The distinction between data mining and machine learning is crucial to avoid confusing tools with purposes. While machine learning prioritizes result accuracy, data mining focuses on understanding the data being generated. It creates explanatory, transparent, and interpretable models which, for those of us working with social phenomena—where processes matter as much as outcomes—are essential: we seek to know why something happens, not just how to manage what happens.

From this perspective, the KDD cycle provides an organized framework for transforming data into information and then into knowledge through a sequential and iterative process, in which each stage builds upon the next, starting with a clear definition of the objective. Without a well-formulated question, data only produces noise. Following the definition of the objective, we proceed to data collection and preparation, where we address missing values, inconsistencies, and incoherence within our datasets.

The next step is data exploration and transformation, the most extended and decisive phase, whose outcomes determine the final quality of the data that will later be used in model construction. Model results then provide the information we need to create evidence-based knowledge that can be incorporated into concrete social decision-making.

None of this is foreign to the way social sciences operate: it is simply a more systematic and automated version of our own research method. It does not limit our ability to find answers; it enhances our capacity to do so.

In AI, it is common for up to 80% of a project’s time to be spent cleaning, organizing, and transforming data. How much effort do we devote to this in social research? The time required is not “wasted time” but an investment in the quality of final results.
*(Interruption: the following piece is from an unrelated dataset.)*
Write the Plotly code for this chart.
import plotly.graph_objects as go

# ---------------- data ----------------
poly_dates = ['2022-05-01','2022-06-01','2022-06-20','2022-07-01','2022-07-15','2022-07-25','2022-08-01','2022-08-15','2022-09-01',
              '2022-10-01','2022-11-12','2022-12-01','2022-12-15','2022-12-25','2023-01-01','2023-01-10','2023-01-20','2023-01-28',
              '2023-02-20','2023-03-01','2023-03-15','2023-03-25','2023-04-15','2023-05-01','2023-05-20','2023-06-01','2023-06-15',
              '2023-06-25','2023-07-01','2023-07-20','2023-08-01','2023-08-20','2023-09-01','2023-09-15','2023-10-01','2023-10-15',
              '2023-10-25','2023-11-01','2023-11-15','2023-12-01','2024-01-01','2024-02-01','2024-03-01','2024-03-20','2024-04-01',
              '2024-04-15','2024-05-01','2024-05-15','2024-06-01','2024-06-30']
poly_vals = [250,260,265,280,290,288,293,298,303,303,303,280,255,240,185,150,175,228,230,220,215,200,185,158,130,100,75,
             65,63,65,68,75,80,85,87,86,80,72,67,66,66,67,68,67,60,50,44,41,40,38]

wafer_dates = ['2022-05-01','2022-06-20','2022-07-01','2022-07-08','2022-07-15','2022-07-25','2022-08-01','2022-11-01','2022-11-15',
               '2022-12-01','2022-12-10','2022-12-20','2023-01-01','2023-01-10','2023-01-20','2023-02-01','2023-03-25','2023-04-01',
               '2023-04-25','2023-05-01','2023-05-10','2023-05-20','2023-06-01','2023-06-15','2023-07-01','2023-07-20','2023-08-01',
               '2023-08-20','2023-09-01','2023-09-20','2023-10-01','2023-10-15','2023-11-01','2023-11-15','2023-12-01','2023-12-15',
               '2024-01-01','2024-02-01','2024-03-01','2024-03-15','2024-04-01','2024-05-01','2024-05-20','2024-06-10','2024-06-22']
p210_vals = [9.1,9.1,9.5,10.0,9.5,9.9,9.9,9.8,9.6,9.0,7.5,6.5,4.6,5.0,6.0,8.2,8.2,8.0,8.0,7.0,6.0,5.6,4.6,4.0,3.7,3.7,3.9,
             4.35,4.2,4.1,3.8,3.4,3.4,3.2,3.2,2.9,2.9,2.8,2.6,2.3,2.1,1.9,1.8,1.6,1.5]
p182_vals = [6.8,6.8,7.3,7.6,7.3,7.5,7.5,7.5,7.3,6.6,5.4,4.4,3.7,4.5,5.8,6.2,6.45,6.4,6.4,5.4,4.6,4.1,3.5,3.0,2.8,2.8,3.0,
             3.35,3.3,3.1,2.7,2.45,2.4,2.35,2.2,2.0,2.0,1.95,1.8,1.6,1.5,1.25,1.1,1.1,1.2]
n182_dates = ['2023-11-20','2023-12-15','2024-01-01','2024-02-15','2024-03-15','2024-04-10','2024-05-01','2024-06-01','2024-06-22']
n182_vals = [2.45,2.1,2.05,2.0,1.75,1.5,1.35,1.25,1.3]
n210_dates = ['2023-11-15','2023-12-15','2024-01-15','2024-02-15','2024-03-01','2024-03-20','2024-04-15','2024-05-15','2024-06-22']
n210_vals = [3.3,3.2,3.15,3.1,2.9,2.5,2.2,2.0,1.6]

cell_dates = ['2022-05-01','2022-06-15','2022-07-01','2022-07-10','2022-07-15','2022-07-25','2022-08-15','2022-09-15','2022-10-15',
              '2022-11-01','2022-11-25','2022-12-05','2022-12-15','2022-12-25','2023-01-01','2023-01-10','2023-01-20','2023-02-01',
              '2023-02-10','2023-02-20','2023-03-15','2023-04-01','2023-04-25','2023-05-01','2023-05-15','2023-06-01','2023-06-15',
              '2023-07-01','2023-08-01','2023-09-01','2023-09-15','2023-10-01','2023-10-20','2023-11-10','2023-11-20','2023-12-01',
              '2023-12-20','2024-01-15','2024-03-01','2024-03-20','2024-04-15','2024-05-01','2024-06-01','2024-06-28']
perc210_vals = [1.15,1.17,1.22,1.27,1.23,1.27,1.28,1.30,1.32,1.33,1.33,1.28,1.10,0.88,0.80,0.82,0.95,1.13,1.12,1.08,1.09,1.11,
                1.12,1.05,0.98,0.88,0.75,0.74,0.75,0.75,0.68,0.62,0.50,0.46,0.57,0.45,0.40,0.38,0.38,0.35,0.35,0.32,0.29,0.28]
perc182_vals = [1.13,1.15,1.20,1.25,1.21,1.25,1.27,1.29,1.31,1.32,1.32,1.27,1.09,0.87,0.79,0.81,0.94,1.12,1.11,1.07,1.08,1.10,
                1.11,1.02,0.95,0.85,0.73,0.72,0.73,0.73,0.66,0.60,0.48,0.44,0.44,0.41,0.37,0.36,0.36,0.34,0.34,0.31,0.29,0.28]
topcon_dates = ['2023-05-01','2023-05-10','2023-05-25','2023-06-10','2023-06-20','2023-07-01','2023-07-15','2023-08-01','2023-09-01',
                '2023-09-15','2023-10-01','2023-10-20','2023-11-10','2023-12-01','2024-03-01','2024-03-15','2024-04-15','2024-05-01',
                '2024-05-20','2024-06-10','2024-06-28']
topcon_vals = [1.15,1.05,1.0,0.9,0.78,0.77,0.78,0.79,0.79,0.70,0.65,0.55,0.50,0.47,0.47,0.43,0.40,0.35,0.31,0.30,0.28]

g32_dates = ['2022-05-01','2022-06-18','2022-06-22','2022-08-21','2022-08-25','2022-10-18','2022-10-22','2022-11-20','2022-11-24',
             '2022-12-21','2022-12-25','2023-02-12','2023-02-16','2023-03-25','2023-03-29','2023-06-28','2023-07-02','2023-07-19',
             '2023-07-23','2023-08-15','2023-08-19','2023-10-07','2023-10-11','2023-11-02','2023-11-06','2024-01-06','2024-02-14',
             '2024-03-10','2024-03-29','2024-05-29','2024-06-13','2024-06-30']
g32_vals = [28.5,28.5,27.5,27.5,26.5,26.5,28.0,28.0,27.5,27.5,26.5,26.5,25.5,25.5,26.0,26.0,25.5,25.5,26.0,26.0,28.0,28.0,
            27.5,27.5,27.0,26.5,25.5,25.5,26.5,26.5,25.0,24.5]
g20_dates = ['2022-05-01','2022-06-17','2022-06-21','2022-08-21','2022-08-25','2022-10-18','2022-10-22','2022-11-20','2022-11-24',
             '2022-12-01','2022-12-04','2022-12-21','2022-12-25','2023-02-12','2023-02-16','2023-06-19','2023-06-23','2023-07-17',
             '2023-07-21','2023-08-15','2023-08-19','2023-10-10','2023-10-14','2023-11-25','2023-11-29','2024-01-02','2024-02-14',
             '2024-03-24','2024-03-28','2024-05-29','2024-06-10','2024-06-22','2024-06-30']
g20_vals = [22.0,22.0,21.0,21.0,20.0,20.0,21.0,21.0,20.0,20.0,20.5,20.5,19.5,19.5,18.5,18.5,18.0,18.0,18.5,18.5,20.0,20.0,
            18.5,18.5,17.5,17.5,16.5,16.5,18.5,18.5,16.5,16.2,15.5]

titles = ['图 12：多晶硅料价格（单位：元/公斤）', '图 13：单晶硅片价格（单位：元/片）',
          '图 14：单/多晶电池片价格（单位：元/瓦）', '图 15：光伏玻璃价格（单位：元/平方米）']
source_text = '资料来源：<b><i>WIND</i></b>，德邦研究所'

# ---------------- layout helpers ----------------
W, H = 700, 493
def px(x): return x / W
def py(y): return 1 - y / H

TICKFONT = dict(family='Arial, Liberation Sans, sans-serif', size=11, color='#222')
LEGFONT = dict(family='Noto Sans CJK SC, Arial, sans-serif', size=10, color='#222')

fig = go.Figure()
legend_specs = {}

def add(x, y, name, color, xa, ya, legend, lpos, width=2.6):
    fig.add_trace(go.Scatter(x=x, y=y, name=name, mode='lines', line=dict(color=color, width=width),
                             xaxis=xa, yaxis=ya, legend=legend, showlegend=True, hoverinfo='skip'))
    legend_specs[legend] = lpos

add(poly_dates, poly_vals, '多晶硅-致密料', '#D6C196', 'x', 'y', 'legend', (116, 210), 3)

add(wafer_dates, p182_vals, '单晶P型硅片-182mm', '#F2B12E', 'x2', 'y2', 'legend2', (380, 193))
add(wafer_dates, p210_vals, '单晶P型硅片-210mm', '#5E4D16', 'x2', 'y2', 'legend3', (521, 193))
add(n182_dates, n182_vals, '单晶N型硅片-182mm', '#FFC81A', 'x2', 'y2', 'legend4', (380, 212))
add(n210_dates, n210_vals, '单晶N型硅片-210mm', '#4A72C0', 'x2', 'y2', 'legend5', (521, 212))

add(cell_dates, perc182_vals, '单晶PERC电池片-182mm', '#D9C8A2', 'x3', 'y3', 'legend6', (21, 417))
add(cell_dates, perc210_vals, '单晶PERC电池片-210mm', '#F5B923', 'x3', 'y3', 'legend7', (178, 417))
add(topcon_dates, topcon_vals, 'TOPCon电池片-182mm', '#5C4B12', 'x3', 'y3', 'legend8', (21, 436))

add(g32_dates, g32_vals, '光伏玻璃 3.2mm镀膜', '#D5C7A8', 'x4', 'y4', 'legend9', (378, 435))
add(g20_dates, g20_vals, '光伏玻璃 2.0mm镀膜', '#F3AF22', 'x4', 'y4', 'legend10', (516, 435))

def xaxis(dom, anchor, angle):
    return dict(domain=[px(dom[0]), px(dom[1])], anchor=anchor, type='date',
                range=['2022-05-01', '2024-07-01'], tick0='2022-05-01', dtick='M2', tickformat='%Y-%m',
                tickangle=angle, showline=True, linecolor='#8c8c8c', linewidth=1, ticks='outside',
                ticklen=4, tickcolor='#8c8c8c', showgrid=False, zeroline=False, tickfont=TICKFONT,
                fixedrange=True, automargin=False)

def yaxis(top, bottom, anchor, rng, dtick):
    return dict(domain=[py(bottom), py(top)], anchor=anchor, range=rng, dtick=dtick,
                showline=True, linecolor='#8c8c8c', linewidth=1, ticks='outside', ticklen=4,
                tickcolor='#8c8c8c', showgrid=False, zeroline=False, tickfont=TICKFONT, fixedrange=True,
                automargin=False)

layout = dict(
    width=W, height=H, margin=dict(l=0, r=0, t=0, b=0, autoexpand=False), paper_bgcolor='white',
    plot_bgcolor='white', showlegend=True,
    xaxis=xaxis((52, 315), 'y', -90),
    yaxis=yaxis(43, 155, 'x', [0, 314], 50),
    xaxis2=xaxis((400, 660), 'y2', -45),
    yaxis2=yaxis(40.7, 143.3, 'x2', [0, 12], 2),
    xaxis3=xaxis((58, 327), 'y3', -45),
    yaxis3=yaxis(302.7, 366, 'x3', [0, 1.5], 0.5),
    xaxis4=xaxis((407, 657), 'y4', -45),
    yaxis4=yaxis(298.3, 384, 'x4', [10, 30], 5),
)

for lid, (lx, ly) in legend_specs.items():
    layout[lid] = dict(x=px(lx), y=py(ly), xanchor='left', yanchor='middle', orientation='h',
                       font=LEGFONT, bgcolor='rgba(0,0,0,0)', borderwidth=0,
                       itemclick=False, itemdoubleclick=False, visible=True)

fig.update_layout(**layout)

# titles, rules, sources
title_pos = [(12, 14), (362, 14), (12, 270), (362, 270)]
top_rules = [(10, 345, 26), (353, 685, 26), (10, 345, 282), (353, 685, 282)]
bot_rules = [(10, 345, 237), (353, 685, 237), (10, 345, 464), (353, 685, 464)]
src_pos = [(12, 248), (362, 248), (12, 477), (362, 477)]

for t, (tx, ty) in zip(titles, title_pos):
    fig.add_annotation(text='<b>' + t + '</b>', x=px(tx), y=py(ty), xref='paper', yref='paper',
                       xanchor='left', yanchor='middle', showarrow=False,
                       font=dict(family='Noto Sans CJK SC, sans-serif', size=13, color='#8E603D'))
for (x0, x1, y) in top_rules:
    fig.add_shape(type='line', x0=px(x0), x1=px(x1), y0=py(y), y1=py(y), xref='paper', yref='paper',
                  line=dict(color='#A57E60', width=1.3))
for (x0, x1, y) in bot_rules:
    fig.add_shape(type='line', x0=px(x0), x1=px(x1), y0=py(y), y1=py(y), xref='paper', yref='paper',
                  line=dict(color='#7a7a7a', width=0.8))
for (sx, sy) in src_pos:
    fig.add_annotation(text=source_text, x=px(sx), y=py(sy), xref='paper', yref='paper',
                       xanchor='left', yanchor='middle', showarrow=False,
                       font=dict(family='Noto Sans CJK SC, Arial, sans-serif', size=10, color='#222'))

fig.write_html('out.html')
Decisions about which data to use, which to retain, and which to discard require the application of clear criteria based on the defined objective, contextual knowledge, and a critical reading of the phenomenon under study.

These tasks are complemented by attribute transformation, which involves creating new variables, combining existing ones, selecting appropriate scales, and numerizing or discretizing according to the requirements of each algorithm we plan to use. Social sciences already work with derived concepts such as indices, rates, proportions, categories, and rules. Data mining formalizes the operations that social scientists already perform, making explicit the mathematical and statistical criteria behind them, which gives the entire research process greater transparency.
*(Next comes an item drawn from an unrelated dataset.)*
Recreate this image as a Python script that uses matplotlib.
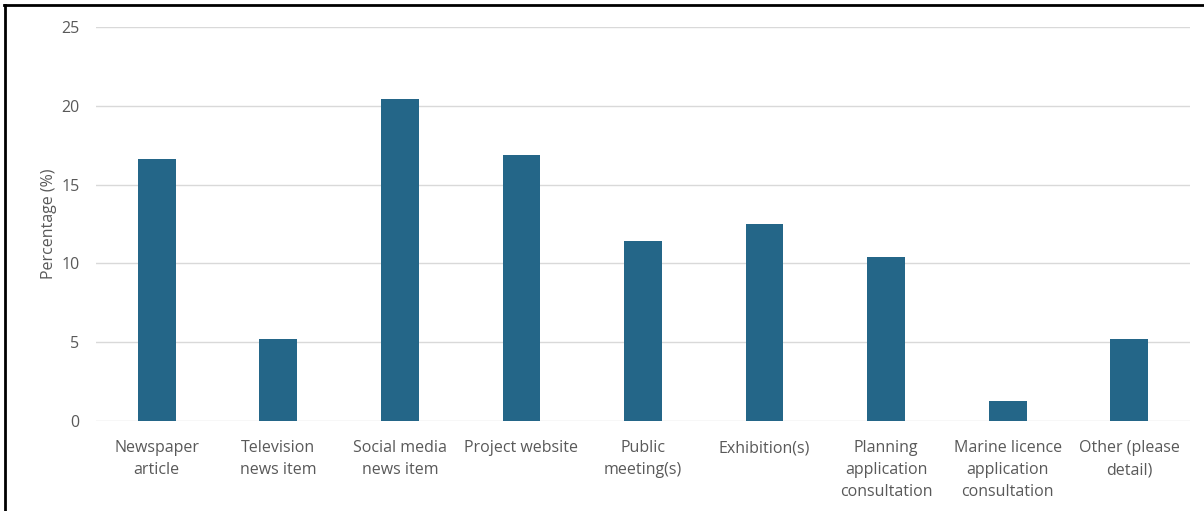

Once the data is ready, patterns begin to emerge, and again, the choice of data combinations is critical to the quality of the results. Principal Component Analysis (PCA) reduces dimensions and reveals underlying structures, while techniques such as Kohonen networks or autoencoders capture nonlinear relationships and uncover complex structures that are impossible to detect using traditional methods. Each of these approaches opens a different window into the data, and therefore into information and knowledge.

Clustering is the most intuitive technique for those of us coming from the social sciences: it groups similar elements without predefined categories. It underlies voter segmentation, cultural consumption patterns, profiles of beneficiaries of social policies, or typologies of countries in international relations. Algorithms such as K-means or HDBSCAN identify natural groups without imposing predefined structures, while metrics like the Silhouette or Davies-Bouldin indices help assess the quality of clustering.

All these technical processes have an unavoidable ethical and legal dimension. Personal data protection, minimization, non-discrimination in algorithms, responsibility for erroneous models, and the right to explanation are essential conditions for research based on data to be legitimate. Those of us working with data must assume this responsibility rigorously.

The conclusion is clear: social sciences cannot remain on the sidelines of data-driven work processes. They must not only be “users” but also take part in data production and processing. Data mining requires well-formulated questions and objectives, contextualized interpretations, critical perspectives, an understanding of structural biases, expert knowledge, and social sensitivity. No algorithm offers this by nature.

Integrating social sciences and data opens new possibilities for strengthening research. Understanding the logic of the KDD cycle, preprocessing, transformations, and core techniques does not seek to turn social scientists into mathematicians, but rather to increase their autonomy and judgment in a world where data increasingly organizes the societies and phenomena we study.

I will soon be publishing a work titled Data Mining for Social Scientists: An Introduction to Concepts, Methods, and Metrics for the Responsible Use of AI in Social Research, which provides a deep analysis of these issues and explains—using minimal mathematical-statistical formulas—the main data-processing steps. I truly believe, as I state at the end of that work, that the integration between social sciences and data analysis is essential to generating solid knowledge in the 21st century, and that it requires social researchers to navigate and appropriate new data cartographies for the benefit of societies and individuals, the ultimate purpose of our scientific work.